Food profiling models: encouraging a sustainable future

The study reviews today’s food profiling models that can be called sustainable – those that assess both the environmental and nutritional performance of different food products. Sustainable food profiling models serve as the scientific basis for labelling foods according to their environmental and nutritional impact.

“If labels on food products hold information on how healthy and environmentally friendly these foods are, they will help consumers to make better decisions in terms of their diets and the environment, and will benefit people’s health in any Member State,” said Dr Kremlin Wickramasinghe, Acting Head of the NCD Office.

“To date, there is no nationally or internationally agreed system to label food products’ sustainability. So, the aim of the new WHO study was to review what food profiling models have been developed by university research groups and others,” explained Dr Mike Rayner, who collaborated on the research. Dr Rayner is a professor at the Nuffield Department of Population Health and Director of its WHO Collaborating Centre on Population Approaches for NCD Prevention.

What makes food environmentally friendly?

All of the food profiling models assessed by the WHO study measure greenhouse gas emissions associated with the production of food. But this is not the only factor to be aware of when considering the sustainability of a food product.

For example, approximately 50% of habitable land globally is used for food production and therefore contributes to biodiversity loss. This highlights the importance of such environmental indicators as “land use” and “biodiversity loss”.

“Results of the review indicate that at least 18 different environmental indicators exist that can be used to assess the sustainability of food products. Applying the assessment to food supply chains in different countries of the WHO European Region requires consensus on the indicator selection and country-specific data,” added Ms Anne Charlotte Bunge, lead author of the study.

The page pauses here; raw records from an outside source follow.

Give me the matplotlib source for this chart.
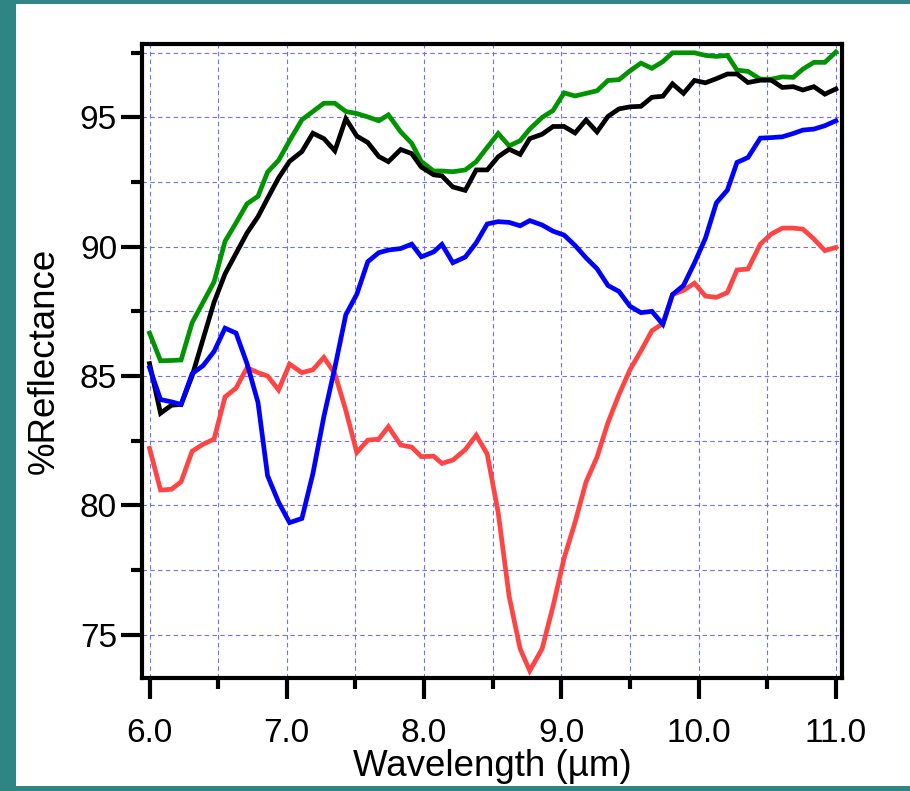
# -*- coding: UTF-8 -*-
# Reflectance spectra, 6 - 11 um, four samples


# Libraries
import matplotlib
matplotlib.use('Agg')
import matplotlib.pyplot as plt
from matplotlib.patches import Rectangle
from matplotlib.ticker import MultipleLocator


# Data
wavelength = [6.00, 6.08, 6.16, 6.23, 6.31, 6.39, 6.47, 6.55, 6.63, 6.71, 6.79, 6.86, 6.94, 7.02,
              7.11, 7.19, 7.27, 7.35, 7.43, 7.51, 7.59, 7.67, 7.74, 7.83, 7.91, 7.98, 8.07,
              8.13, 8.21, 8.30, 8.38, 8.46, 8.54, 8.62, 8.70, 8.77, 8.86, 8.94, 9.02,
              9.10, 9.18, 9.26, 9.34, 9.42, 9.50, 9.58, 9.66, 9.74, 9.81, 9.89, 9.97, 10.05,
              10.13, 10.21, 10.28, 10.36, 10.45, 10.53, 10.61, 10.69, 10.76, 10.84, 10.92, 11.00]
refl_green = [86.66, 85.59, 85.60, 85.62, 87.06, 87.85, 88.64, 90.21, 90.92, 91.66, 91.95, 92.89, 93.34, 94.10,
              94.91, 95.23, 95.55, 95.55, 95.23, 95.15, 95.02, 94.87, 95.10, 94.44, 94.00, 93.29, 92.93,
              92.93, 92.90, 92.97, 93.29, 93.84, 94.38, 93.90, 94.10, 94.55, 95.00, 95.27, 95.95,
              95.83, 95.93, 96.03, 96.43, 96.46, 96.80, 97.10, 96.90, 97.16, 97.50, 97.50, 97.50, 97.40,
              97.36, 97.40, 96.83, 96.78, 96.48, 96.48, 96.57, 96.55, 96.87, 97.13, 97.13, 97.53]
refl_black = [85.48, 83.56, 83.87, 83.90, 85.00, 86.43, 87.85, 88.95, 89.74, 90.53, 91.16, 91.87, 92.66, 93.30,
              93.68, 94.39, 94.18, 93.71, 94.95, 94.28, 94.03, 93.49, 93.29, 93.76, 93.60, 93.08, 92.78,
              92.74, 92.31, 92.18, 92.97, 92.97, 93.48, 93.77, 93.57, 94.18, 94.35, 94.65, 94.65,
              94.40, 94.90, 94.44, 95.04, 95.33, 95.41, 95.43, 95.78, 95.82, 96.30, 95.93, 96.43, 96.34,
              96.50, 96.68, 96.68, 96.35, 96.44, 96.44, 96.16, 96.19, 96.06, 96.19, 95.90, 96.10]
refl_blue = [85.32, 84.09, 84.00, 83.90, 85.09, 85.40, 85.95, 86.85, 86.66, 85.48, 83.98, 81.14, 80.12, 79.33,
             79.49, 81.22, 83.43, 85.32, 87.37, 88.16, 89.42, 89.77, 89.87, 89.93, 90.10, 89.61, 89.80,
             90.09, 89.38, 89.60, 90.15, 90.88, 90.97, 90.94, 90.81, 91.01, 90.84, 90.60, 90.45,
             90.05, 89.57, 89.15, 88.50, 88.27, 87.70, 87.45, 87.50, 87.00, 88.15, 88.50, 89.37, 90.33,
             91.70, 92.19, 93.26, 93.45, 94.20, 94.22, 94.25, 94.38, 94.51, 94.55, 94.68, 94.87]
refl_red = [82.20, 80.59, 80.62, 80.91, 82.09, 82.36, 82.56, 84.19, 84.53, 85.32, 85.13, 85.00, 84.46, 85.46,
            85.13, 85.24, 85.72, 85.09, 83.67, 82.04, 82.52, 82.56, 83.04, 82.33, 82.25, 81.88, 81.90,
            81.62, 81.75, 82.15, 82.71, 81.98, 79.72, 76.47, 74.45, 73.60, 74.45, 76.10, 77.95,
            79.34, 80.90, 81.86, 83.20, 84.28, 85.24, 85.97, 86.75, 87.03, 88.15, 88.31, 88.59, 88.09,
            88.04, 88.23, 89.10, 89.14, 90.10, 90.49, 90.72, 90.72, 90.68, 90.30, 89.85, 89.97]
x_ticks = [6.0, 7.0, 8.0, 9.0, 10.0, 11.0]
x_tick_labels = ['6.0', '7.0', '8.0', '9.0', '10.0', '11.0']
y_ticks = [75, 80, 85, 90, 95]


# General settings
plt.rcParams['font.family'] = ['Liberation Sans', 'DejaVu Sans']
line_w = 3.4
teal = '#2e8584'
grid_color = '#6f6ffb'


# Figure with the teal slide border and the white panel
fig = plt.figure(figsize=(9.10, 7.91), dpi=100, facecolor=teal)
fig.patches.append(Rectangle((16 / 910, 1 - 786 / 791), 1 - 16 / 910, 782 / 791,
                             transform=fig.transFigure, facecolor='white', edgecolor='none', zorder=-10))
ax = fig.add_axes([142 / 910, 1 - 678 / 791, 700 / 910, 634 / 791])
ax.set_facecolor('white')

# Curves
ax.plot(wavelength, refl_green, color='#009400', lw=line_w, solid_joinstyle='miter', zorder=3)
ax.plot(wavelength, refl_black, color='black', lw=line_w, solid_joinstyle='miter', zorder=3)
ax.plot(wavelength, refl_red, color='#ff4444', lw=line_w, solid_joinstyle='miter', zorder=3)
ax.plot(wavelength, refl_blue, color='#0000ff', lw=line_w, solid_joinstyle='miter', zorder=3)

# Axes
ax.set_xlim(5.945, 11.045)
ax.set_ylim(73.32, 97.84)
ax.set_xticks(x_ticks)
ax.set_xticklabels(x_tick_labels)
ax.set_yticks(y_ticks)
ax.xaxis.set_minor_locator(MultipleLocator(0.5))
ax.yaxis.set_minor_locator(MultipleLocator(2.5))
ax.tick_params(which='both', direction='out', width=3, top=False, right=False, labelsize=24)
ax.tick_params(which='major', length=15)
ax.tick_params(which='minor', length=8)
ax.tick_params(axis='x', which='major', pad=14)
ax.tick_params(axis='y', which='major', pad=3)
for side in ['left', 'bottom', 'top', 'right']:
    ax.spines[side].set_linewidth(3)
    ax.spines[side].set_zorder(4)
ax.grid(which='both', color=grid_color, linestyle=(0, (4, 3)), linewidth=0.8, zorder=1)
ax.set_axisbelow(True)
ax.set_xlabel('Wavelength (\u00b5m)', fontsize=26.5, labelpad=0)
ax.set_ylabel('%Reflectance', fontsize=26.5, labelpad=13)

plt.savefig('out.png', dpi=100, facecolor=teal)
plt.close('all')
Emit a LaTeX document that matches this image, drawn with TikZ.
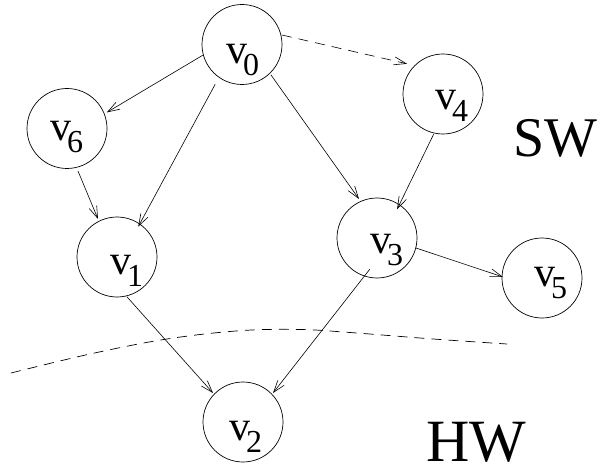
\documentclass[tikz,border=0pt]{standalone}
\usepackage{fontspec}
\setmainfont{Liberation Serif}
\usetikzlibrary{calc,arrows.meta}
\newcommand\vlab[1]{\fontsize{42}{42}\selectfont v\kern-4pt\raisebox{-12pt}{\fontsize{32}{32}\selectfont #1}}
\begin{document}
\begin{tikzpicture}[x=1pt,y=1pt,
  vnode/.style={circle,draw,line width=0.7pt,minimum size=80pt,inner sep=0pt},
  vtext/.style={anchor=base west,inner sep=0pt,outer sep=0pt},
  edge/.style={line width=0.6pt,-{Straight Barb[length=12pt,width=8pt]}},
  sep/.style={line width=0.7pt,dash pattern=on 10pt off 7pt},
  big/.style={anchor=base west,inner sep=0pt,outer sep=0pt,text depth=0pt}]
\useasboundingbox (0,0) rectangle (601,466);
% nodes
\node[vnode] (v0) at (242,421.5) {};
\node[vnode] (v6) at (67,337.5) {};
\node[vnode] (v4) at (443,372) {};
\node[vnode] (v1) at (117,209) {};
\node[vnode] (v3) at (377,228) {};
\node[vnode] (v5) at (542,188) {};
\node[vnode] (v2) at (243,44) {};
% labels
\node[vtext] (t0) at ($(v0)+(-16,-19)$) {\vlab{0}};
\node[vtext] (t6) at ($(v6)+(-17,-12)$) {\vlab{6}};
\node[vtext] (t4) at ($(v4)+(-8,-16)$) {\vlab{4}};
\node[vtext] (t1) at ($(v1)+(-7,-17)$) {\vlab{1}};
\node[vtext] (t3) at ($(v3)+(-7,-16)$) {\vlab{3}};
\node[vtext] (t5) at ($(v5)+(-8,-8)$) {\vlab{5}};
\node[vtext] (t2) at ($(v2)+(-14,-18)$) {\vlab{2}};
\node[big,font=\fontsize{56}{56}\selectfont] (sw) at (513,309) {SW};
\node[big,font=\fontsize{60}{60}\selectfont] (hw) at (426,5) {HW};
% edges
\draw[edge] ($(v0)+(195:40)$) -- ($(v6)+(22:43)$);
\draw[edge] ($(v0)+(236:48)$) -- ($(v1)+(55:37)$);
\draw[edge] ($(v0)+(313.6:42)$) -- ($(v3)+(114.8:43)$);
\draw[edge,dash pattern=on 10pt off 7pt] ($(v0)+(13.4:41)$) -- ($(v4)+(140:47)$);
\draw[edge] ($(v4)+(257:41)$) -- ($(v3)+(55:35)$);
\draw[edge] ($(v6)+(284.5:44)$) -- ($(v1)+(116.6:42.5)$);
\draw[edge] ($(v1)+(284:41)$) -- ($(v2)+(136:41.7)$);
\draw[edge] ($(v3)+(257:32)$) -- ($(v2)+(44:41.7)$);
\draw[edge] ($(v3)+(-14.4:40)$) -- ($(v5)+(178.5:39)$);
% boundary
\draw[sep] plot[smooth,tension=0.6] coordinates {(11,93) (90,112) (167,127) (240,135.3) (300,136.5) (350,133.5) (433,127) (507,122)};
\end{tikzpicture}
\end{document}
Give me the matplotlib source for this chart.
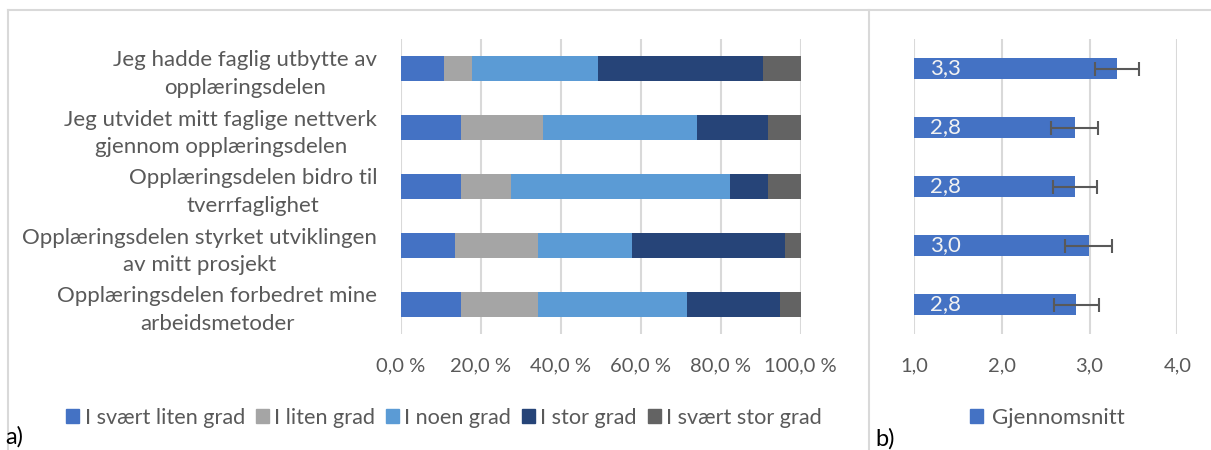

Many studies have consistently found that in order for labelling information to be useful for consumers, a format with the same underlying criteria should be used across all foods. But creating a unified food profiling model that will benefit people’s health and the environment in all Member States requires political leverage across the Region.

Bringing health and environment together

“This study demonstrates the need to account for both nutrition and environmental sustainability indicators in food profiling models. On this basis, we can create a tool to promote sustainable public health nutrition across the WHO European Region,” said Dr Afton Halloran, a co-author of the study and a member of the NCD Office’s team on healthy and sustainable diets.

The systematic review is timely, considering the importance of a standardized method for assessing and labelling the sustainability of food products in the food retail sector. This is a priority under the European Commission’s Farm to Fork Strategy.

Supplying adequate nutrition within planetary boundaries is key to achieving international health and environmental targets, such as those included in the United Nations Sustainable Development Goals, the Paris Agreement and the WHO European Programme of Work 2020–2025 (EPW).